While spectroscopy is often used to directly quantify compounds in solution it can also help you measure and calculate other chemical properties. In this experiment, you will use visible spectroscopy to help measure the standard reduction potential for ferricyanide/ferrocyanide. You will gain experience with oxidation and reduction (redox) reactions and use both the Nernst equation and Beer’s law to calculate the standard reduction potential.
Redox Reactions
Ferricyanide, Fe(CN)63-, is an iron containing complex that can easily undergo redox reactions.
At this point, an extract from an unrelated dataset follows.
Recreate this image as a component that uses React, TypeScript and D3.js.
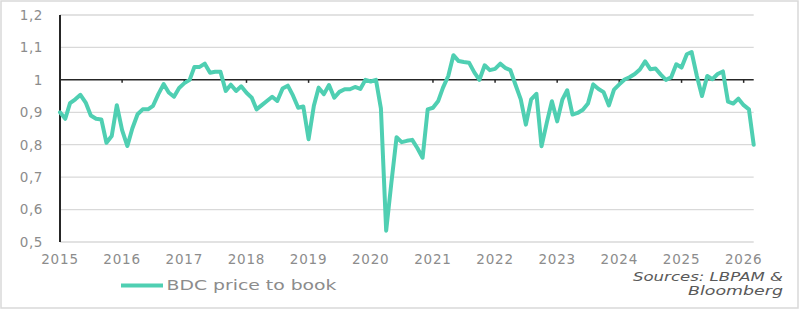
import React from "react";
import * as d3 from "d3";

const START_YEAR = 2015;
const YEARS = [2015, 2016, 2017, 2018, 2019, 2020, 2021, 2022, 2023, 2024, 2025, 2026];
const Y_TICKS = [0.5, 0.6, 0.7, 0.8, 0.9, 1.0, 1.1, 1.2];
const Y_LABELS = ["0,5", "0,6", "0,7", "0,8", "0,9", "1", "1,1", "1,2"];
const SERIES_NAME = "BDC price to book";
const SOURCE_LINES = ["Sources: LBPAM &", "Bloomberg"];

// monthly values, Jan 2015 .. Mar 2026
const VALUES = [
  0.90, 0.88, 0.928, 0.94, 0.954, 0.93, 0.89, 0.88, 0.878, 0.806, 0.827, 0.922,
  0.845, 0.796, 0.85, 0.894, 0.909, 0.909, 0.92, 0.956, 0.987, 0.961, 0.948, 0.975,
  0.99, 1.0, 1.04, 1.04, 1.05, 1.022, 1.025, 1.025, 0.966, 0.985, 0.966, 0.98,
  0.96, 0.945, 0.909, 0.922, 0.935, 0.948, 0.935, 0.973, 0.982, 0.952, 0.914, 0.918,
  0.817, 0.92, 0.976, 0.956, 0.984, 0.945, 0.963, 0.971, 0.971, 0.978, 0.972, 1.0,
  0.995, 1.0, 0.912, 0.535, 0.68, 0.823, 0.808, 0.812, 0.815, 0.79, 0.76, 0.909,
  0.914, 0.935, 0.976, 1.012, 1.076, 1.058, 1.055, 1.053, 1.023, 1.0, 1.045, 1.03,
  1.034, 1.05, 1.037, 1.03, 0.985, 0.94, 0.862, 0.94, 0.957, 0.795, 0.868, 0.934,
  0.872, 0.94, 0.968, 0.893, 0.898, 0.908, 0.927, 0.986, 0.972, 0.962, 0.921, 0.97,
  0.986, 1.001, 1.008, 1.018, 1.032, 1.057, 1.033, 1.035, 1.016, 1.0, 1.008, 1.048,
  1.038, 1.079, 1.086, 1.012, 0.95, 1.012, 1.002, 1.018, 1.026, 0.933, 0.927, 0.942,
  0.922, 0.909, 0.80,
];

const W = 801;
const H = 310;
const LEFT = 60;
const RIGHT = 753.7;
const TOP = 15;
const BOTTOM = 242;
const LINE_COLOR = "#4fcfb2";
const FONT = "'DejaVu Sans', sans-serif";

export default function App() {
  const dates = VALUES.map((_, i) => d3.timeMonth.offset(new Date(START_YEAR, 0, 1), i));
  const x = d3.scaleTime().domain([dates[0], dates[dates.length - 1]]).range([LEFT, RIGHT]);
  const y = d3.scaleLinear().domain([0.5, 1.2]).range([BOTTOM, TOP]);
  const line = d3
    .line<number>()
    .x((_, i) => x(dates[i]))
    .y((v) => y(v))
    .curve(d3.curveLinear);
  const yearX = (yr: number) => x(new Date(yr, 0, 1));

  return (
    <svg
      width={W}
      height={H}
      style={{ position: "absolute", left: 0, top: 0, background: "#fff" }}
    >
      <rect x={1} y={1} width={797} height={307} fill="#fff" stroke="#d9d9d9" strokeWidth={1.5} />
      {Y_TICKS.map((t) =>
        t === 1.0 ? null : (
          <line key={t} x1={LEFT} x2={RIGHT} y1={y(t)} y2={y(t)} stroke="#d9d9d9" strokeWidth={1.3} />
        )
      )}
      {Y_TICKS.map((t, i) => (
        <text
          key={"yl" + t}
          x={43}
          y={y(t)}
          dy="0.36em"
          textAnchor="end"
          fontFamily={FONT}
          fontSize={13.5}
          letterSpacing={0.6}
          fill="#8c8c8c"
        >
          {Y_LABELS[i]}
        </text>
      ))}
      {YEARS.map((yr) => (
        <text
          key={"xl" + yr}
          x={yearX(yr)}
          y={264}
          textAnchor="middle"
          fontFamily={FONT}
          fontSize={13.5}
          letterSpacing={0.8}
          fill="#8c8c8c"
        >
          {yr}
        </text>
      ))}
      <line x1={LEFT} x2={RIGHT} y1={y(1.0)} y2={y(1.0)} stroke="#262626" strokeWidth={1.5} />
      {YEARS.slice(1).map((yr) => (
        <line
          key={"tk" + yr}
          x1={yearX(yr)}
          x2={yearX(yr)}
          y1={y(1.0)}
          y2={y(1.0) + 3}
          stroke="#262626"
          strokeWidth={1.5}
        />
      ))}
      <line x1={LEFT} x2={LEFT} y1={TOP} y2={BOTTOM} stroke="#262626" strokeWidth={2} />
      <path
        d={line(VALUES) || ""}
        fill="none"
        stroke={LINE_COLOR}
        strokeWidth={4}
        strokeLinejoin="round"
        strokeLinecap="round"
      />
      <line x1={121} x2={163} y1={285.5} y2={285.5} stroke={LINE_COLOR} strokeWidth={4} />
      <text
        x={166.5}
        y={290}
        fontFamily={FONT}
        fontSize={14}
        fill="#8c8c8c"
        textLength={170}
        lengthAdjust="spacingAndGlyphs"
      >
        {SERIES_NAME}
      </text>
      <text
        x={783}
        y={281}
        textAnchor="end"
        fontFamily={FONT}
        fontSize={13}
        fontStyle="italic"
        fill="#595959"
        textLength={150}
        lengthAdjust="spacingAndGlyphs"
      >
        {SOURCE_LINES[0]}
      </text>
      <text
        x={783}
        y={294.5}
        textAnchor="end"
        fontFamily={FONT}
        fontSize={13}
        fontStyle="italic"
        fill="#595959"
        textLength={95}
        lengthAdjust="spacingAndGlyphs"
      >
        {SOURCE_LINES[1]}
      </text>
    </svg>
  );
}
Ferricyanide, a yellow Fe3+ complex, can be reduced (gain an electron) to ferrocyanide, a colorless Fe2+ complex: Fe(CN)6 3- (yellow) + e- → Fe(CN)64- (colorless) Since this redox reaction involves a color change (from yellow to colorless) it can easily be monitored using visible spectroscopy. You will use a spectrometer to measure the amount of light absorbed by the ferricyanide/ferrocyanide solution. Changes in absorbance will let you determine the progress of the redox reaction. Redox reactions involve both oxidation and reduction. An electron is needed to reduce ferricyanide to ferrocyanide. This electron is provided by oxidizing ascorbic acid (vitamin C) to dehydroascorbic acid:
ascorbic acid (C6H7O6) (colorless) → dehydroascorbic acid (C6H5O6) (colorless) + 2 H+ + 2e–
Both the ascorbic acid and the dehydroascorbic acid are colorless. That means that ferricyanide is the only colored ion in solution making it easy to spectroscopically measure the amount of ferricyanide in the solution.